Have you ever heard of a mushroom being named "the fairy tale fungus"? Arguably one of the most recognizable toadstool species, the Amanita Muscaria mushrooms are the mascot of the fungi world. With a deep-red cap and white colored dots, it is no wonder why they are distinguishable. They are often illustrated in popular cultures, such as being the Super Mushroom in the Mario franchise and being drawn in classic children's books. Despite its seemingly vulnerable and cute appearance, when raw, this mushroom is highly poisonous, so thinking twice about consumption is advisable.

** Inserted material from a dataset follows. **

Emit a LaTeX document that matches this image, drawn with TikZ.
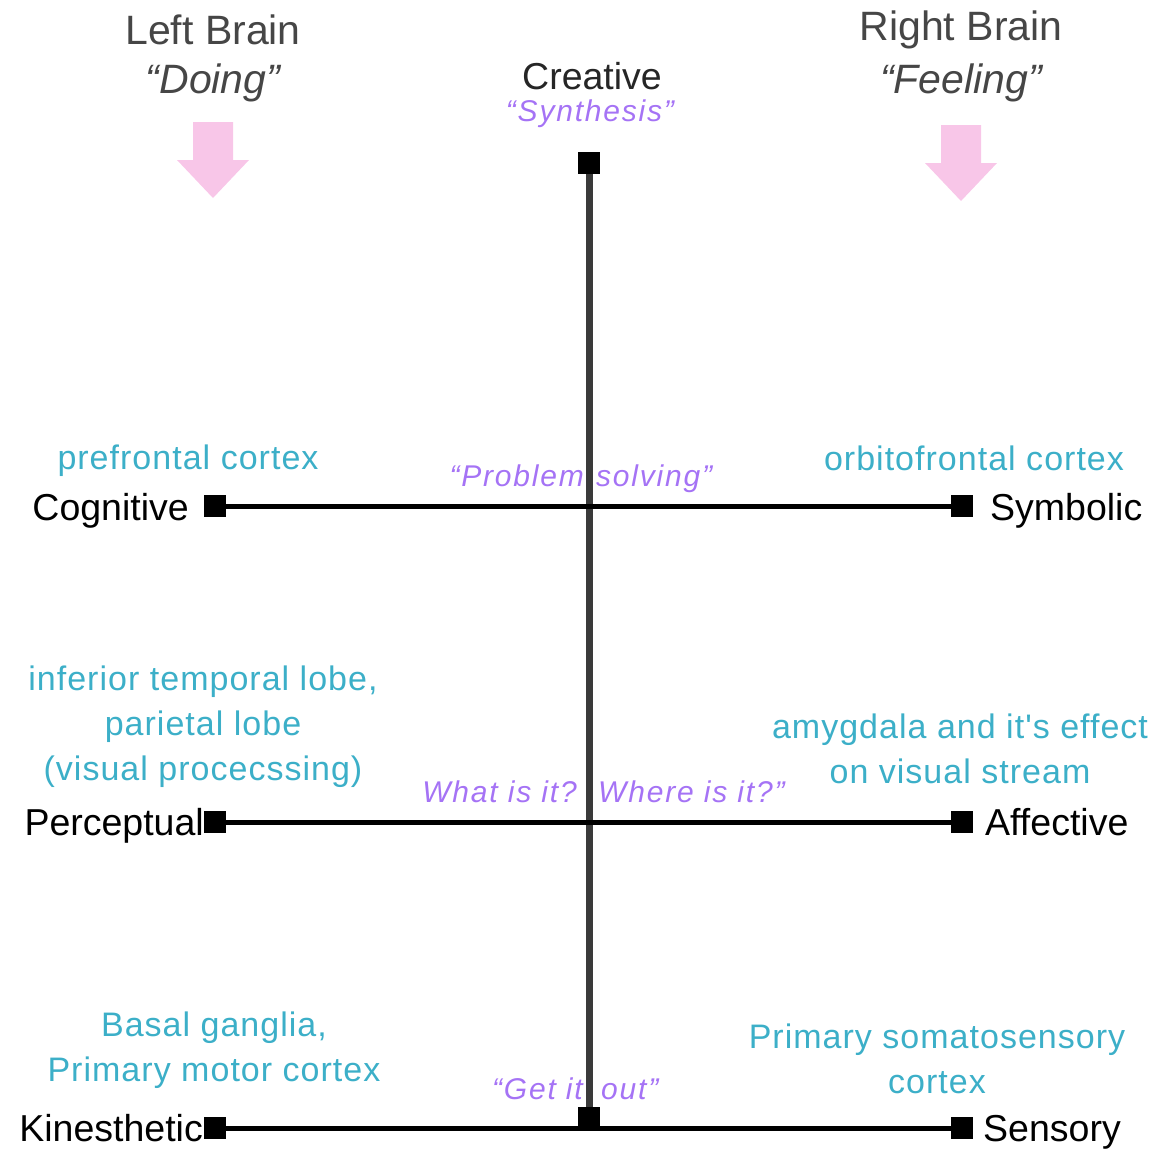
\documentclass[tikz,border=0pt]{standalone}
\usepackage{fontspec}
\setmainfont{Liberation Sans}
\newfontfamily\regionfont[LetterSpace=3]{Liberation Sans}
\newfontfamily\quotefont[LetterSpace=6]{Liberation Sans}
\usetikzlibrary{positioning}
\definecolor{regioncol}{RGB}{60,175,200}
\definecolor{quotecol}{RGB}{165,115,245}
\definecolor{arrowcol}{RGB}{248,198,232}
\definecolor{headcol}{RGB}{70,70,70}
\definecolor{axiscol}{RGB}{58,58,58}
\begin{document}
\begin{tikzpicture}[x=1pt,y=-1pt,
  sq/.style={fill=black,minimum size=22pt,inner sep=0pt},
  lab/.style={font=\fontsize{37.5}{44}\selectfont,text=black,inner sep=0pt},
  region/.style={font=\regionfont\fontsize{34}{45}\selectfont,text=regioncol,align=center,inner sep=0pt},
  quote/.style={font=\quotefont\itshape\fontsize{30}{36}\selectfont,text=quotecol,inner sep=0pt},
  head/.style={font=\fontsize{41}{53}\selectfont,text=headcol,align=center,inner sep=0pt}]

\useasboundingbox (0,0) rectangle (1175,1149);

% titles
\node[head] (lb) at (213,30) {Left Brain};
\node[head,font=\fontsize{41}{53}\selectfont\itshape] (lbq) at (213,83) {“Doing”};
\node[head] (rb) at (961,30) {Right Brain};
\node[head,font=\fontsize{41}{53}\selectfont\itshape] (rbq) at (961,83) {“Feeling”};

% pink arrows
\foreach \cx/\cy in {213/122,961/125}
  \fill[arrowcol] (\cx-20,\cy) -- (\cx+20,\cy) -- (\cx+20,\cy+38) -- (\cx+36,\cy+38)
    -- (\cx,\cy+76) -- (\cx-36,\cy+38) -- (\cx-20,\cy+38) -- cycle;

% end squares
\node[sq] (cre) at (589,163) {};
\node[sq] (bot) at (589,1118) {};
\node[sq] (cog) at (215,506) {};
\node[sq] (sym) at (962,506) {};
\node[sq] (per) at (215,822) {};
\node[sq] (aff) at (962,822) {};
\node[sq] (kin) at (215,1128) {};
\node[sq] (sen) at (962,1128) {};

% axes
\draw[line width=7pt,axiscol] (cre) -- (bot);
\draw[line width=5pt] (cog) -- (sym);
\draw[line width=5pt] (per) -- (aff);
\draw[line width=5pt] (kin) -- (sen);

% axis labels
\node[lab,text=black!85] (crel) at (592,76) {Creative};
\node[lab,anchor=base east] (cogl) at (189,520) {Cognitive};
\node[lab,anchor=base west] (syml) at (990,520) {Symbolic};
\node[lab,anchor=base east] (perl) at (204,835) {Perceptual};
\node[lab,anchor=base west] (affl) at (985,835) {Affective};
\node[lab,anchor=base east] (kinl) at (203,1141) {Kinesthetic};
\node[lab,anchor=base west] (senl) at (983,1141) {Sensory};

% brain regions
\node[region] (pfc) at (188,461) {prefrontal cortex};
\node[region] (ofc) at (974,458) {orbitofrontal cortex};
\node[region] (itl) at (203,727) {inferior temporal lobe,\\parietal lobe\\(visual procecssing)};
\node[region] (amy) at (960,749) {amygdala and it's effect\\on visual stream};
\node[region] (bg) at (214,1050) {Basal ganglia,\\Primary motor cortex};
\node[region] (ssc) at (937,1059) {Primary somatosensory\\cortex};

% purple notes
\node[quote] (syn) at (590,114) {“Synthesis”};
\node[quote,anchor=base east] (ps1) at (584,486) {“Problem};
\node[quote,anchor=base west] (ps2) at (596,486) {solving”};
\node[quote,anchor=base east] (wh1) at (577,802) {What is it?};
\node[quote,anchor=base west] (wh2) at (598,802) {Where is it?”};
\node[quote,anchor=base east] (go1) at (583,1099) {“Get it};
\node[quote,anchor=base west] (go2) at (601,1099) {out”};

\end{tikzpicture}
\end{document}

Amanita Muscaria mushrooms have a fascinating and rich history. A history morphed from the origins of Christian Christmas celebrations to being an ancient Vedic culture's mythical Soma beverage. Amanita Muscaria mushrooms have been with us throughout most of our history.
From the Romans and Vikings to the Koryaks and the early Vedic period. It comes with little surprise that the consumption of Amanita Mushrooms has significantly influenced religious history. So, let’s take a quick look back in time and see the historical journey and some of the cultures that have been helped shaped by the enchanting Amanita Muscaria mushroom.
Christianity: The Holy Mushroom
The historical origins of the biggest religions that we know of were founded on the ideals of consuming psychedelics. A theory that often comes with controversy.
According to some and controversial to others, they argue that Christianity was essentially the product of a sex-and-mushroom cult, the Amanita mushrooms being essentially a gateway to understanding God. In any case, it is a known fact that many early Christianity artworks contained the iconic red caps and white spots of Amanita Muscaria engraved into multiple monasteries.
Furthermore, did you know that it is thought that some of the relics in the Bible were code for psychedelics? Take the following for example, “Eat of my flesh” did not mean bread, so we thought, but rather a psychedelic mushroom. Again, however, this could all be a speculation of some sort.
Many researchers often wonder about the true meaning behind the consumption of these mushrooms in Christianity. Yet, it is believed that the use of psychedelics can bring the direct experience of divinity back into religion.
The Divine Mushroom of Immortality
The term "Aryans" was a name originally given to those who spoke an archaic Indo-European language, settling approximately 4000 years ago in prehistoric times in the northern Indian subcontinent and ancient Iran. They were particularly meticulous warriors and grain-growing people with a tribal religion, holding a hereditary priesthood that consisted of a collection of legendary gods, including the infamous Soma.
With origins tracing back to central Asia, they split into three distinctive groups: spreading out to the Valley of Indus (Afghanistan) and the other, Iran. All the while passing down and preserving their religious knowledge during the process.
Rigveda, of the Indian Hindus, was one of the most significant texts of the Hindu tradition. Avesta of the Iranian Zorasters was a sacred book containing the primary collection of religious texts of Zoroastrianism. You might be wondering, what makes our Amanita Muscaria mushrooms relevant in all of this?
Truth beholds, both religions consider the Amanita mushrooms to be blessed plants, believed to have hallucinogenic properties, and used in religious ceremonies. In Hindu sacred texts (the Rigveda), the Amanita mushroom was known as Soma, with its literal meaning being “the creator of Gods”, whilst in the Avesta, it was named Haoma.
So, why did they consider these mystical mushrooms so sacred?
In Hindu mythology, Soma represents the god of the moon. Drawn by exquisite white horses, he rides through the sky in a chariot. Soma was also the name of the elixir of immortality (which was most likely dried Amanita Muscaria mushrooms ground with water). Only those worthy enough were allowed to drink it, providing them with feelings of ecstasy.
Religious traditions of the indigenous people of Siberia
In pre-Christian religious traditions, the Amanita mushrooms were frequently used by the indigenous people of Siberia due to being a known entheogen. Normally in the west, only practicing shamans were allowed to take this magical mushroom.
However, in eastern Siberia, everyone was allowed to take it, even recreationally and not only for religious rites. For example, dancing and drumming were a big part of their rituals, and upon taking the mushroom, it allowed them to achieve trance-like states, which normally could only be accomplished through dancing and drumming.
So, how did Amanita Mushrooms influence religious history?
From being unearthed from early Christian artwork to being a sacred plant named after a Hindu mythology god. It is, without a doubt, known that Amanita Muscaria did have some sort of influence on the religious histories of many cultures. To what extent remains predominantly unknown, but nevertheless, an interesting topic for researchers to explore.